A Flood of New Mirrorless Lenses Across Every Segment
Beyond Brightin Star, a broad ecosystem of Chinese lens brands is rapidly expanding its presence with new mirrorless camera lenses. Companies such as Viltrox, Thypoch, TTArtisan, SG-image, Laowa, Meike, and Yongnuo are arriving at the trade show season with an unusually dense slate of launches. Their portfolios span full-frame, APS-C, medium-format, and Micro Four Thirds mounts and cover autofocus zooms, ultra-fast portrait primes, compact pancakes, and specialty fisheye lens designs. Viltrox alone is pushing into premium autofocus territory with its Pro and EVO series, while also teasing a tilt-shift 35mm f/2.8 that signals experimentation beyond conventional primes. Meanwhile, Meike is extending autofocus to Fujifilm’s GFX medium-format system, and Yongnuo is growing its VCM-series autofocus primes.

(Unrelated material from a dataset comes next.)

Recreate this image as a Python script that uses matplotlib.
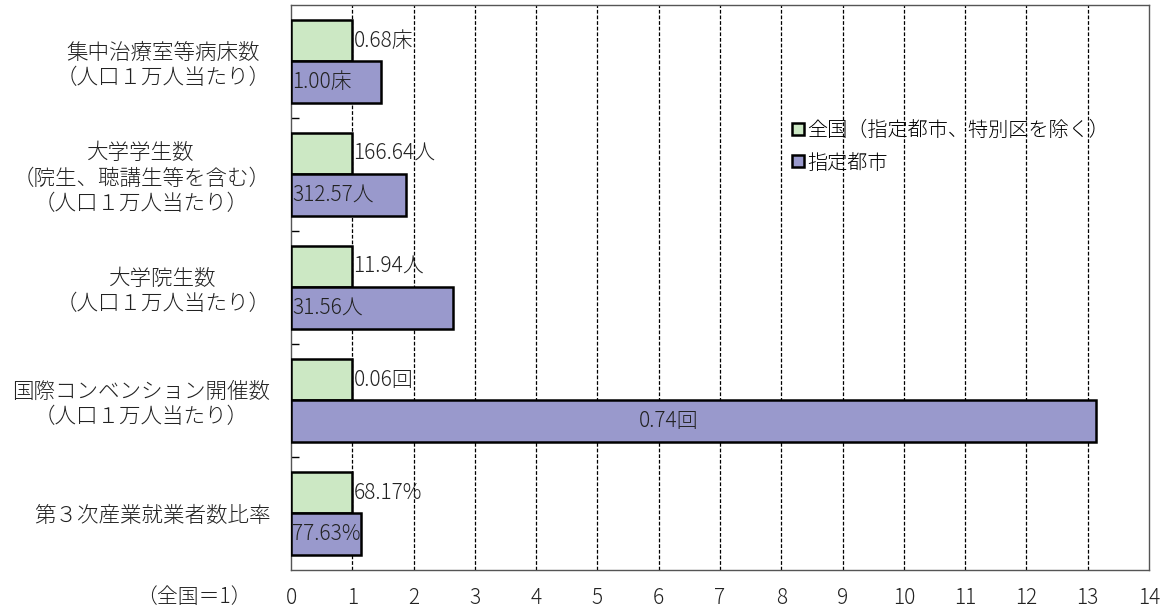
import numpy as np
import matplotlib
matplotlib.use('Agg')
from matplotlib import pyplot as plt

plt.rcParams['font.family'] = ['Noto Sans CJK JP', 'DejaVu Sans']

categories = ['集中治療室等病床数\n（人口１万人当たり）',
              '大学学生数\n（院生、聴講生等を含む）\n（人口１万人当たり）',
              '大学院生数\n（人口１万人当たり）',
              '国際コンベンション開催数\n（人口１万人当たり）',
              '第３次産業就業者数比率']
national = [1, 1, 1, 1, 1]
cities = [1.46, 1.88, 2.64, 13.14, 1.14]
national_labels = ['0.68床', '166.64人', '11.94人', '0.06回', '68.17%']
city_labels = ['1.00床', '312.57人', '31.56人', '0.74回', '77.63%']
series_names = ['全国（指定都市、特別区を除く）', '指定都市']

green = '#cce8c4'
purple = '#9999cc'

fig = plt.figure(figsize=(11.67, 6.14), dpi=100)
ax = fig.add_axes([0.2494, 0.0717, 0.7352, 0.9202])

y = np.arange(len(categories))
h = 0.367
ax.barh(y - h / 2, national, height=h, color=green, edgecolor='black',
        linewidth=1.8, label=series_names[0], zorder=3)
ax.barh(y + h / 2, cities, height=h, color=purple, edgecolor='black',
        linewidth=1.8, label=series_names[1], zorder=3)

# value labels
for i in range(len(categories)):
    ax.text(national[i] + 0.02, y[i] - h / 2, national_labels[i], fontsize=15,
            va='center', ha='left', color='#222222', fontweight='light', zorder=4)
    if cities[i] > 5:
        ax.text(cities[i] / 2 - 0.4, y[i] + h / 2, city_labels[i], fontsize=15,
                va='center', ha='center', color='#222222', fontweight='light', zorder=4)
    else:
        ax.text(0.02, y[i] + h / 2, city_labels[i], fontsize=15,
                va='center', ha='left', color='#222222', fontweight='light', zorder=4)

ax.set_xlim(0, 14)
ax.set_ylim(len(categories) - 0.5, -0.5)
ax.set_xticks(range(15))
ax.tick_params(axis='x', length=0, labelsize=15, pad=12, colors='#222222')
for lab in ax.get_xticklabels():
    lab.set_fontweight('light')

ax.set_yticks(y)
ax.set_yticklabels(categories, fontsize=15.5, color='#222222', fontweight='light')
for lab in ax.get_yticklabels():
    lab.set_multialignment('center')
ax.tick_params(axis='y', length=0, pad=15)
ax.set_yticks(y[:-1] + 0.5, minor=True)
ax.tick_params(axis='y', which='minor', direction='in', length=6, width=1)

for xv in range(1, 14):
    ax.axvline(xv, color='black', linestyle=(0, (3, 1.5)), linewidth=0.9, zorder=1)

for s in ax.spines.values():
    s.set_color('#555555')
    s.set_linewidth(1)

leg = ax.legend(loc='upper left', bbox_to_anchor=(0.575, 0.81), frameon=False,
                fontsize=14.5, handlelength=0.55, handleheight=0.55, handletextpad=0.2,
                labelspacing=0.55, borderaxespad=0)
for t in leg.get_texts():
    t.set_fontweight('light')

fig.text(0.216, 0.028, '（全国＝1）', fontsize=15, ha='right', va='center',
         color='#222222', fontweight='light')

fig.savefig('out.png', dpi=100)
plt.close(fig)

This breadth underlines how fast these manufacturers are moving from budget curiosities to serious players across multiple system formats.

Autofocus, Compact Primes, and the Next Phase of Competition
The latest announcements also reveal a decisive shift toward autofocus and compactness, intensifying competition in everyday shooting categories. Laowa, historically known for manual-focus macro and specialty lenses, is preparing several autofocus ultra-wide and fisheye lenses, including a CF 4.5–10mm f/2.8 fisheye zoom and multiple fast wide-angle primes. TTArtisan is growing its autofocus lineup with the Neo series, which removes traditional focus and aperture rings in favor of full body control, aiming squarely at newer mirrorless users seeking simplicity. SG-image is carving out a niche in tiny APS-C autofocus primes whose appeal lies as much in rendering character as in portability. Together with Brightin Star’s affordable fisheye lens APS-C offering, these moves suggest that ultra-wide and specialty glass is no longer fringe. It is becoming a core battleground where Chinese lens brands test their technical depth, industrial capacity, and long-term market ambition.